The major change is a refined voice coil assembly which increases
the throw of the bass driver, in itself enough to raise the level
where the speaker would begin to shriek in pain. The crossover
has been realigned for acoustic 3rd order high and low pass
filtering. The sensitivity of the speaker is now more consistent
throughout the bandwidth, for smoother, flatter response. The
SL700 SE came supplied with individual frequency response graphs
which showed a remarkably flat response, beautifully consistent
and virtually identical for the two samples, but it still
revealed a roll-off below 80Hz which wouldn't inspire a rap fan
to dip into his pocket, while the valley at 15kHz may disappoint
someone who wants the frequency response of an EMIT tweeter. Then
again, such scraps of paper have about as much meaning in the
real world as a politician's promise, so their inclusion here is
strictly for those who live life by the numbers.

Internal ingredients on the crossover include low-loss capacitors
and solid-core cable (why, for God's sake?), the latter
oxygen-free. The crossover is hardwired and suspended in the
acoustic foam within the enclosure. Normal practice finds most
crossovers firmly attached to the cabinet wall; Celestion opted
for a floater to reduce interference from vibration. The cabinet
is the familiar Aerolam box made more rigid with a figure of
eight brace, this structure being noted for stiffness and low
energy storage. And one thing which SL700s never have suffered is
any form of mechanically-induced smearing.
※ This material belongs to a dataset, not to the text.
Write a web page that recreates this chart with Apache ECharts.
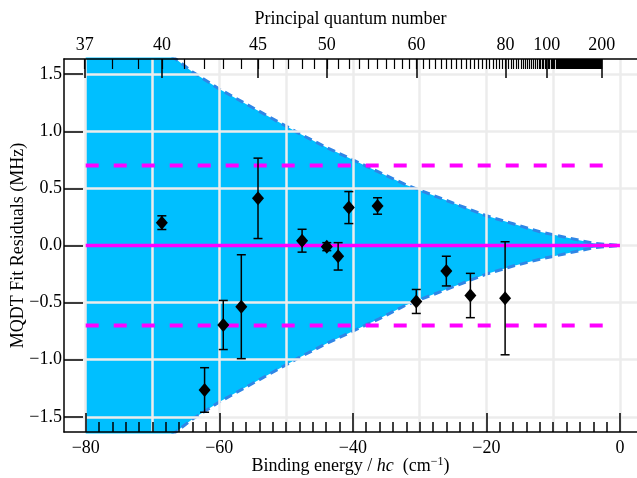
<!DOCTYPE html>
<html>
<head>
<meta charset="utf-8">
<script src="https://cdn.jsdelivr.net/npm/echarts@6/dist/echarts.min.js"></script>
<style>
  html, body { margin: 0; padding: 0; background: #fff; }
  #chart { width: 637px; height: 478px; }
</style>
</head>
<body>
<div id="chart"></div>
<script>
// measured levels: binding energy (cm^-1), fit residual and its error (MHz)
var energies  = [-68.6, -62.2, -59.4, -56.7, -54.2, -47.6, -43.9, -42.2, -40.6, -36.3, -30.5, -26.0, -22.4, -17.2];
var residuals = [0.20, -1.265, -0.696, -0.536, 0.413, 0.042, -0.01, -0.095, 0.332, 0.346, -0.49, -0.224, -0.438, -0.462];
var errors    = [0.06, 0.195, 0.215, 0.455, 0.352, 0.10, 0.035, 0.12, 0.14, 0.072, 0.105, 0.13, 0.194, 0.495];

// blue band edges
var bandX     = [-80, -76, -72, -68, -64, -60, -56, -52, -48, -44, -40, -36, -32, -28, -24, -20, -16, -12, -8, -4, 0];
var bandUpper = [2.18, 2.02, 1.86, 1.70, 1.52, 1.37, 1.24, 1.11, 0.98, 0.86, 0.75, 0.64, 0.53, 0.44, 0.35, 0.26, 0.19, 0.12, 0.07, 0.02, 0];
var bandLower = [-2.18, -2.02, -1.86, -1.70, -1.52, -1.37, -1.24, -1.11, -0.98, -0.86, -0.75, -0.64, -0.52, -0.43, -0.34, -0.25, -0.18, -0.12, -0.07, -0.02, 0];

var zeroLine = [[-80, 0], [0, 0]];
var limitLevel = 0.7;
var limitRange = [-80, -2];

// axes
var xTicks = [-80, -60, -40, -20, 0];
var xGrid = [-80, -70, -60, -50, -40, -30, -20, -10, 0];
var yTicks = [-1.5, -1.0, -0.5, 0, 0.5, 1.0, 1.5];
var nLabels = [37, 40, 45, 50, 60, 80, 100, 200];
var RYD = 109737;

var X_MIN = -83.25, X_MAX = 2.55, Y_MIN = -1.633, Y_MAX = 1.633;
var font = 'Liberation Serif';

function nToE(n) { return -RYD / (n * n); }
function minus(s) { return String(s).replace('-', '\u2212'); }

var xMinor = [];
for (var v = -78; v < 0; v += 2) if (v % 20 !== 0) xMinor.push(v);
var nAll = [];
for (var n = 37; n <= 200; n++) nAll.push(nToE(n));
var nMajor = nLabels.map(nToE);

function axis(extra) {
  return Object.assign({
    type: 'value', min: X_MIN, max: X_MAX,
    axisLine: { show: false, onZero: false },
    axisTick: { show: false },
    axisLabel: { show: false },
    splitLine: { show: false }
  }, extra);
}
var tickLine = { color: '#000', width: 1.5 };
var gridLine = { color: '#ececec', width: 2.5 };

var chart = echarts.init(document.getElementById('chart'));
chart.setOption({
  animation: false,
  grid: { left: 64, right: 0, top: 59, bottom: 46, containLabel: false, outerBoundsMode: 'none' },
  xAxis: [
    axis({
      position: 'bottom', z: 6,
      axisLine: { show: true, onZero: false, lineStyle: tickLine },
      axisTick: { show: true, inside: true, length: 19, customValues: xTicks, lineStyle: tickLine },
      axisLabel: { show: true, customValues: xTicks, margin: 7, color: '#000', fontFamily: font, fontSize: 18,
        formatter: function (v) { return minus(v); } },
      name: '{a|Binding energy / }{i|hc}{a|  (cm}{s|\u22121}{a|)}',
      nameLocation: 'middle', nameGap: 24, nameMoveOverlap: false,
      nameTextStyle: {
        color: '#000', fontFamily: font, fontSize: 18,
        rich: {
          a: { color: '#000', fontFamily: font, fontSize: 18 },
          i: { color: '#000', fontFamily: font, fontSize: 18, fontStyle: 'italic' },
          s: { color: '#000', fontFamily: font, fontSize: 12, padding: [0, 0, 9, 0] }
        }
      }
    }),
    axis({
      position: 'bottom', z: 6,
      axisTick: { show: true, inside: true, length: 10, customValues: xMinor, lineStyle: tickLine }
    }),
    axis({
      position: 'bottom', z: 2,
      axisTick: { show: false, customValues: xGrid },
      splitLine: { show: true, lineStyle: gridLine }
    }),
    axis({
      position: 'top', z: 6,
      axisLine: { show: true, onZero: false, lineStyle: tickLine },
      axisTick: { show: true, inside: true, length: 19, customValues: nMajor, lineStyle: tickLine },
      axisLabel: { show: true, customValues: nMajor, margin: 5, color: '#000', fontFamily: font, fontSize: 18,
        formatter: function (v) { return String(Math.round(Math.sqrt(-RYD / v))); } },
      name: 'Principal quantum number',
      nameLocation: 'middle', nameGap: 31, nameMoveOverlap: false,
      nameTextStyle: { color: '#000', fontFamily: font, fontSize: 18 }
    }),
    axis({
      position: 'top', z: 6,
      axisTick: { show: true, inside: true, length: 10, customValues: nAll, lineStyle: { color: '#000', width: 1.2 } }
    })
  ],
  yAxis: [
    {
      type: 'value', min: Y_MIN, max: Y_MAX, position: 'left', z: 6,
      axisLine: { show: true, onZero: false, lineStyle: tickLine },
      axisTick: { show: true, inside: true, length: 19, customValues: yTicks, lineStyle: tickLine },
      axisLabel: { show: true, customValues: yTicks, margin: 2, color: '#000', fontFamily: font, fontSize: 18,
        formatter: function (v) { return minus(v.toFixed(1)); } },
      splitLine: { show: false },
      name: 'MQDT Fit Residuals (MHz)',
      nameLocation: 'middle', nameGap: 37, nameMoveOverlap: false,
      nameTextStyle: { color: '#000', fontFamily: font, fontSize: 18 }
    },
    {
      type: 'value', min: Y_MIN, max: Y_MAX, position: 'left', z: 2,
      axisLine: { show: false, onZero: false },
      axisTick: { show: false, customValues: yTicks },
      axisLabel: { show: false },
      splitLine: { show: true, lineStyle: gridLine }
    }
  ],
  series: [
    {
      type: 'line', z: 1, symbol: 'none', silent: true,
      data: bandX.map(function (x, i) { return [x, bandUpper[i]]; }),
      lineStyle: { color: '#2f86e6', width: 3, type: [8, 5] },
      areaStyle: { color: '#00bfff', opacity: 1 }
    },
    {
      type: 'line', z: 1, symbol: 'none', silent: true,
      data: bandX.map(function (x, i) { return [x, bandLower[i]]; }),
      lineStyle: { color: '#2f86e6', width: 3, type: [8, 5] },
      areaStyle: { color: '#00bfff', opacity: 1 }
    },
    {
      type: 'line', z: 3, symbol: 'none', silent: true,
      data: zeroLine,
      lineStyle: { color: '#ff00ff', width: 3.5 }
    },
    {
      type: 'line', z: 3, symbol: 'none', silent: true,
      data: limitRange.map(function (x) { return [x, limitLevel]; }),
      lineStyle: { color: '#ff00ff', width: 4, type: [13, 15] }
    },
    {
      type: 'line', z: 3, symbol: 'none', silent: true,
      data: limitRange.map(function (x) { return [x, -limitLevel]; }),
      lineStyle: { color: '#ff00ff', width: 4, type: [13, 15] }
    },
    {
      type: 'custom', z: 4,
      data: energies.map(function (x, i) { return [x, residuals[i], errors[i]]; }),
      encode: { x: 0, y: 1 },
      renderItem: function (params, api) {
        var x = api.value(0), y = api.value(1), e = api.value(2);
        var top = api.coord([x, y + e]), bot = api.coord([x, y - e]);
        var w = 4.5, st = { stroke: '#000', lineWidth: 1.5 };
        return {
          type: 'group',
          children: [
            { type: 'line', shape: { x1: top[0], y1: top[1], x2: bot[0], y2: bot[1] }, style: st },
            { type: 'line', shape: { x1: top[0] - w, y1: top[1], x2: top[0] + w, y2: top[1] }, style: st },
            { type: 'line', shape: { x1: bot[0] - w, y1: bot[1], x2: bot[0] + w, y2: bot[1] }, style: st }
          ]
        };
      }
    },
    {
      type: 'scatter', z: 5,
      symbol: 'diamond', symbolSize: [12, 14],
      itemStyle: { color: '#000', opacity: 1 },
      data: energies.map(function (x, i) { return [x, residuals[i]]; })
    }
  ]
});
</script>
</body>
</html>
One other thing's also for certain: the Special Edition is far
less amplifier-sensitive that its predecessor, and I managed to
employ the speaker with the diminutive Musical Fidelity B1 as
well as the Couterpoint SA-100 and Aragon 4004. Why this should
be of any concern I just don't know, because I can't imagine any
sane individual using speakers selling for #1399 per pair with
budget or mediocre amps. If they do, they should be shot. So
making the SL700 suitable for undistinguished amps is like
anticipating the use of recapped tyres on a 911 Turbo. Madness.